Principle:Apache Shardingsphere Metadata Repository Persistence
| Knowledge Sources | |
|---|---|
| Domains | Metadata_Management, DDL_Processing |
| Last Updated | 2026-02-10 00:00 GMT |
Overview
After metadata is reloaded from the actual database, it must be persisted to a shared cluster repository so that change events propagate to all nodes and the metadata survives process restarts.
Description
The Metadata Repository Persistence principle governs how refreshed metadata transitions from a transient in-memory state to a durable, version-tracked representation in the cluster's governance repository (typically ZooKeeper, etcd, or a similar distributed coordination service).
This persistence layer serves two critical purposes:
- Durability: Metadata changes survive node restarts and failures. When a node starts or recovers, it reads the current metadata state from the repository.
- Change propagation: Writing to the repository generates change events (e.g., ZooKeeper watches) that notify other cluster nodes to update their in-memory metadata. This is the mechanism by which DDL changes on one node propagate to all nodes in the cluster.
The persistence facade organizes metadata into a hierarchical structure:
- Database level: Database existence and metadata
- Schema level: Schema creation, deletion, and renaming
- Table level: Individual table metadata (columns, indexes, constraints)
- View level: View definitions
The facade supports version tracking when schema persistence is enabled (cluster mode).

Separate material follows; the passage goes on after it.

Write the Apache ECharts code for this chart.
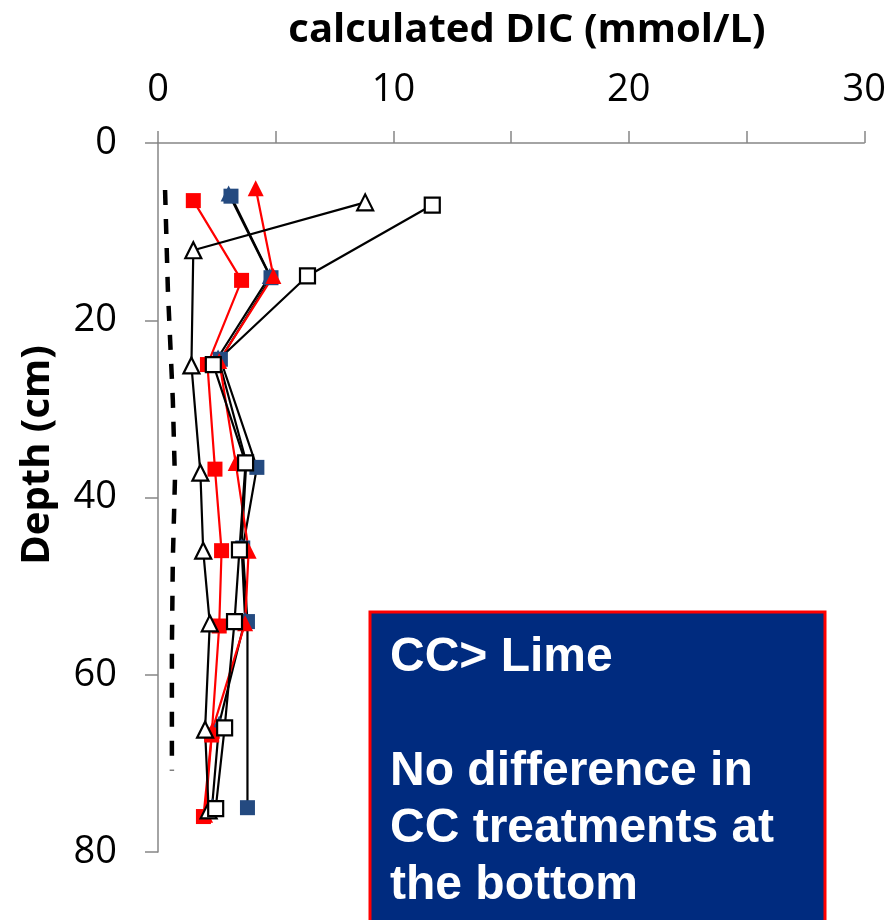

Each metadata write creates a new version, allowing the system to detect and propagate incremental changes. In standalone mode (persistence disabled), a simpler storage mechanism is used without versioning.
Key operations include:
- persistReloadDatabase: Compares reloaded database schema against current state, persisting additions and removals differentially using GenericSchemaManager.
- persistAlteredTables: Rebuilds table metadata from the database and persists only the changed tables.
- renameSchema: Handles schema rename by persisting all tables/views under the new name and dropping the old schema.
Usage
Use this principle when:
- Understanding how DDL changes on one proxy node become visible to other cluster nodes.
- Investigating metadata synchronization issues in cluster mode.
- Implementing new persistence operations for additional metadata types.
- Configuring the persistence backend (ZooKeeper, etcd) for governance mode.
Theoretical Basis
The persistence follows a differential update pattern:
function persistReloadDatabase(databaseName, reloadDatabase, currentDatabase):
// Compare reloaded state against current state
droppedSchemas = GenericSchemaManager.getToBeAlteredSchemasWithTablesDropped(
reloadDatabase, currentDatabase)
addedSchemas = GenericSchemaManager.getToBeAlteredSchemasWithTablesAdded(
reloadDatabase, currentDatabase)
// Persist additions (triggers ADDED events for watchers)
for each schema in addedSchemas:
tableService.persist(databaseName, schema.name, schema.allTables)
// Persist removals (triggers DELETED events for watchers)
for each schema in droppedSchemas:
tableService.drop(databaseName, schema.name, schema.allTables)
function persistAlteredTables(databaseName, reloadMetaDataContexts, needReloadTables):
database = reloadMetaDataContexts.getDatabase(databaseName)
material = buildSchemaBuilderMaterial(database)
// Rebuild from database
schemas = GenericSchemaBuilder.build(needReloadTables, database.protocolType, material)
// Persist only changed tables
for each (schemaName, schema) in schemas:
addedTables = GenericSchemaManager.getToBeAddedTables(schema, database.getSchema(schemaName))
tableService.persist(databaseName, schemaName, addedTables)
return result
The persistence backend is abstracted through the PersistRepository SPI:
Repository hierarchy:
PersistRepository (SPI interface)
+-- ZooKeeperRepository (cluster mode)
+-- EtcdRepository (cluster mode)
+-- FileRepository (standalone mode)
Persistence service hierarchy:
DatabaseMetaDataPersistFacade
+-- DatabaseMetaDataPersistService (database-level operations)
+-- SchemaMetaDataPersistService (schema-level operations)
+-- TableMetaDataPersistService (table-level operations)
| +-- TableMetaDataPersistEnabledService (versioned, cluster mode)
| +-- TableMetaDataPersistDisabledService (unversioned, standalone mode)
+-- ViewMetaDataPersistService (view-level operations)
Key design decisions:
- Differential persistence: Only changed tables are written, minimizing I/O to the coordination service.
- Version tracking: Each write in cluster mode increments a version counter, enabling precise change detection.
- Event-driven propagation: Repository writes generate watch events that other nodes consume to update their in-memory state.
- Mode-aware service selection: The facade selects enabled or disabled table persistence based on whether cluster mode is active.